1- Making mutation count/binary matrix: In my case, I am dealing with TCGA data, and so there are maf files and could be converted to the matrix by maftools package by mutCountMatrix function.This will provide a count matrix. you may need to convert it to binary (0,1) code.

library(maftools)
mtx <- mutCountMatrix(maf, includeSyn = FALSE, countOnly = NULL, removeNonMutated = FALSE) #maf file contains mutation infor
#transpose mtx to have genes in columns and samples in row
mtx <- t(mtx)
#Convert counts to binary
mtx.b <- apply(mtx, 2, function(x) ifelse(x > 0, 1, x)) # So 0 = no, 1 =yes

2- Making dissimilarity matrix:

#gower by cluster package
library(cluster)
gower <- daisy(mtx.b, metric = c("gower"))
# binimoal by vegan package
library(vegan)
binomial <- vegdist(mtx.b, binary = TRUE, method = "binomial")

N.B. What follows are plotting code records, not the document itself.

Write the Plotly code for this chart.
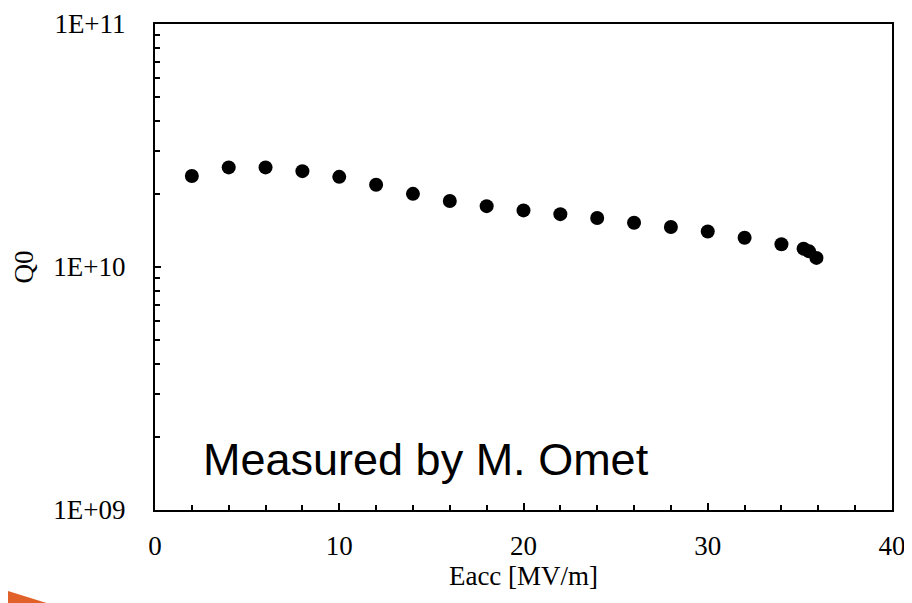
import plotly.graph_objects as go

eacc = [2, 4, 6, 8, 10, 12, 14, 16, 18, 20, 22, 24, 26, 28, 30, 32, 34, 35.2, 35.5, 35.9]
q0 = [2.37e10, 2.57e10, 2.57e10, 2.48e10, 2.35e10, 2.18e10, 2.0e10, 1.87e10, 1.78e10,
      1.71e10, 1.65e10, 1.59e10, 1.52e10, 1.46e10, 1.40e10, 1.32e10, 1.24e10,
      1.19e10, 1.16e10, 1.09e10]

y_ticks = [1e9, 1e10, 1e11]
y_ticktext = ["1E+09", "1E+10", "1E+11"]
y_minor = [m * 10 ** e for e in (9, 10) for m in range(2, 10)]
x_ticks = [0, 10, 20, 30, 40]

serif = "Liberation Serif, Times New Roman, serif"

fig = go.Figure()
fig.add_trace(go.Scatter(
    x=eacc, y=q0, mode="markers",
    marker=dict(color="black", size=14, line=dict(width=0)),
    showlegend=False,
))

fig.update_layout(
    width=912, height=603,
    margin=dict(l=147, r=28, t=16, b=101),
    paper_bgcolor="white", plot_bgcolor="white",
    font=dict(family=serif, size=27, color="black"),
    xaxis=dict(
        range=[0, 40], tickmode="array", tickvals=x_ticks, automargin=False,
        ticklabeloverflow="allow",
        ticks="inside", ticklen=7, tickwidth=1.5, tickcolor="black",
        showline=True, linecolor="black", linewidth=2, mirror=True,
        showgrid=False, zeroline=False,
        tickfont=dict(family=serif, size=27),
        ticklabelstandoff=11,
        minor=dict(dtick=2, ticks="inside", ticklen=5, tickwidth=1.5, tickcolor="black", showgrid=False),
        title=dict(text="Eacc [MV/m]", font=dict(family=serif, size=27), standoff=6),
    ),
    yaxis=dict(
        type="log", range=[8.99999, 11.00001], tickmode="array", tickvals=y_ticks, ticktext=y_ticktext,
        automargin=False, ticklabeloverflow="allow",
        ticks="inside", ticklen=6, tickwidth=1.5, tickcolor="black",
        showline=True, linecolor="black", linewidth=2, mirror=True,
        showgrid=False, zeroline=False,
        tickfont=dict(family=serif, size=27),
        ticklabelstandoff=22,
        minor=dict(tickmode="array", tickvals=y_minor, ticks="inside", ticklen=5, tickwidth=1.5,
                   tickcolor="black", showgrid=False),
        title=dict(text="Q0", font=dict(family=serif, size=27), standoff=12),
    ),
    annotations=[dict(
        text="Measured by M. Omet", xref="paper", yref="paper",
        x=0.062, y=0.104, xanchor="left", yanchor="middle", showarrow=False,
        font=dict(family="Liberation Sans, Arial, sans-serif", size=45, color="black"),
    )],
    shapes=[dict(
        type="path", xref="paper", yref="paper",
        path="M -0.2103,-0.1616 L -0.2103,-0.2004 L -0.1275,-0.2004 Z",
        fillcolor="#E0622A", line=dict(width=0), layer="above",
    )],
)

fig.write_html("out.html")
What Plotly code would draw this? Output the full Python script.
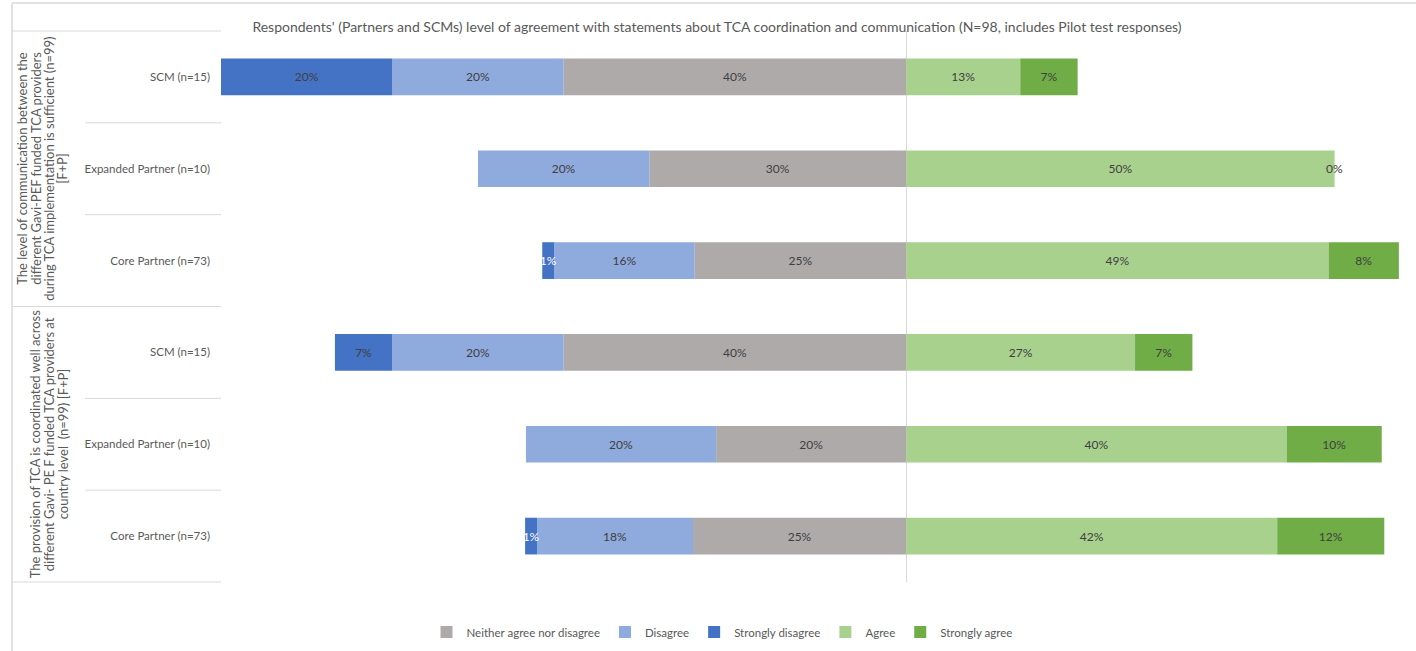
import plotly.graph_objects as go

# data (percent of respondents), rows top to bottom
row_ids = ["q1_scm", "q1_exp", "q1_core", "q2_scm", "q2_exp", "q2_core"]
row_labels = ["SCM (n=15)", "Expanded Partner (n=10)", "Core Partner (n=73)"] * 2
group_lines = [
    ["The level of communication between the",
     "different Gavi-PEF funded TCA providers",
     "during TCA implementation is sufficient (n=99)",
     "[F+P]"],
    ["The provision of TCA is coordinated well across",
     "different Gavi- PE F funded TCA providers at",
     "country level  (n=99) [F+P]"],
]

neutral = [40, 30, 24.7, 40, 22.2, 24.9]
disagree = [20, 20, 16.4, 20, 22.2, 18.2]
strongly_disagree = [20, 0, 1.4, 6.7, 0, 1.4]
agree = [13.3, 50, 49.3, 26.7, 44.4, 43.3]
strongly_agree = [6.7, 0, 8.2, 6.7, 11.1, 12.5]

neutral_lbl = ["40%", "30%", "25%", "40%", "20%", "25%"]
disagree_lbl = ["20%", "20%", "16%", "20%", "20%", "18%"]
strongly_disagree_lbl = ["20%", "", "1%", "7%", "", "1%"]
agree_lbl = ["13%", "50%", "49%", "27%", "40%", "42%"]
strongly_agree_lbl = ["7%", "0%", "8%", "7%", "10%", "12%"]

# styles
font_family = "Lato, Open Sans, sans-serif"
txt_grey = "#595959"
line_grey = "#D9D9D9"
colors = {
    "neutral": "#AEAAAA",
    "disagree": "#8FAADC",
    "sd": "#4472C4",
    "agree": "#A9D18E",
    "sa": "#70AD47",
}
W, H = 1416, 651
plot_l, plot_r, plot_t, plot_b = 221, 1416, 31, 582  # plot area in px


def px_x(px):
    return (px - plot_l) / (plot_r - plot_l)


def px_y(py):
    return (plot_b - py) / (plot_b - plot_t)


fig = go.Figure()

series = [
    ("Neither agree nor disagree", neutral, neutral_lbl, colors["neutral"], -1, "#404040"),
    ("Disagree", disagree, disagree_lbl, colors["disagree"], -1, "#404040"),
    ("Strongly disagree", strongly_disagree, strongly_disagree_lbl, colors["sd"], -1,
     ["#404040", "#404040", "white", "#404040", "#404040", "white"]),
    ("Agree", agree, agree_lbl, colors["agree"], 1, "#404040"),
    ("Strongly agree", strongly_agree, strongly_agree_lbl, colors["sa"], 1, "#404040"),
]

for name, vals, lbls, col, sign, tcol in series:
    fig.add_trace(go.Bar(
        name=name,
        y=row_ids,
        x=[sign * v for v in vals],
        orientation="h",
        marker=dict(color=col, line=dict(width=0)),
        text=lbls,
        textposition="inside",
        insidetextanchor="middle",
        constraintext="none",
        textangle=0,
        textfont=dict(size=12, color=tcol, family=font_family),
        hoverinfo="name+text",
    ))

# zero-width segments still get their label, placed at the end of the stack
for rid, a, sa, lbl in zip(row_ids, agree, strongly_agree, strongly_agree_lbl):
    if sa == 0:
        fig.add_annotation(x=a + sa, y=rid, text=lbl, showarrow=False,
                           font=dict(size=12, color="#404040", family=font_family))

fig.update_layout(
    barmode="relative",
    bargap=0.6,
    width=W,
    height=H,
    margin=dict(l=plot_l, r=W - plot_r, t=plot_t, b=H - plot_b, autoexpand=False),
    paper_bgcolor="white",
    plot_bgcolor="white",
    font=dict(family=font_family, color=txt_grey, size=12),
    title=dict(
        text="Respondents' (Partners and SCMs) level of agreement with statements about TCA "
             "coordination and communication (N=98, includes Pilot test responses)",
        x=717 / W, xanchor="center", xref="container",
        y=1 - 27 / H, yanchor="middle", yref="container",
        font=dict(size=14, color=txt_grey, family=font_family),
    ),
    legend=dict(
        orientation="h",
        x=px_x(722), xanchor="center",
        y=px_y(632), yanchor="middle",
        font=dict(size=11.5, color=txt_grey),
        traceorder="normal",
        itemwidth=30,
    ),
    showlegend=True,
)

fig.update_xaxes(
    range=[-80, 59.5],
    showgrid=False,
    showticklabels=False,
    zeroline=True,
    zerolinecolor=line_grey,
    zerolinewidth=1,
    fixedrange=True,
)
fig.update_yaxes(
    autorange="reversed",
    tickmode="array",
    tickvals=row_ids,
    ticktext=row_labels,
    ticks="",
    ticklabelstandoff=10,
    showgrid=False,
    tickfont=dict(size=11.5, color=txt_grey),
)

# category separators and chart border (paper coords)
xl = px_x(12)
xs = px_x(85)
for yv in [1, 0.5, 0]:
    fig.add_shape(type="line", xref="paper", yref="paper", x0=xl, x1=0, y0=yv, y1=yv,
                  line=dict(color=line_grey, width=1))
for yv in [5 / 6, 4 / 6, 2 / 6, 1 / 6]:
    fig.add_shape(type="line", xref="paper", yref="paper", x0=xs, x1=0, y0=yv, y1=yv,
                  line=dict(color=line_grey, width=1))
ytop = px_y(3)
fig.add_shape(type="line", xref="paper", yref="paper", x0=xl, x1=1.01, y0=ytop, y1=ytop,
              line=dict(color=line_grey, width=1.5))
fig.add_shape(type="line", xref="paper", yref="paper", x0=xl, x1=xl, y0=ytop, y1=px_y(660),
              line=dict(color=line_grey, width=1.5))

# rotated group labels, one annotation per line
line_x = [[22, 36, 49, 62], [35, 49, 63]]
for lines, xs_px, yc in zip(group_lines, line_x, [0.75, 0.25]):
    for ln, xp in zip(lines, xs_px):
        fig.add_annotation(
            text=ln, textangle=-90, xref="paper", yref="paper",
            x=px_x(xp), y=yc, xanchor="center", yanchor="middle",
            showarrow=False,
            font=dict(size=13, color=txt_grey, family=font_family),
        )

fig.write_html("out.html", config={"displayModeBar": False},
               post_script="document.body.style.margin = '0';")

3- Applying clustering (most common agglomerative hierarchical clustering) and plotting

#gower
gower.aggl.clust<- hclust (gower, method = "complete")
plot(gower.aggl.clust, cex = 0.6, main = "Agglomerative, complete linkages")

#binomial

binom.aggl.clust<-hclust(binomial) #agglomerative clustering using complete linkage
plot(clust.res, cex = 0.6, main = "Agglomerative, complete linkages")

There are a lots of details one should be aware of them for clustering. For instances, how you would evaluate clustering result and .... I tried to provide some practical hints toward clustering of mutational data. Any comment, modification and elaboration of this answer is appreciated in advance.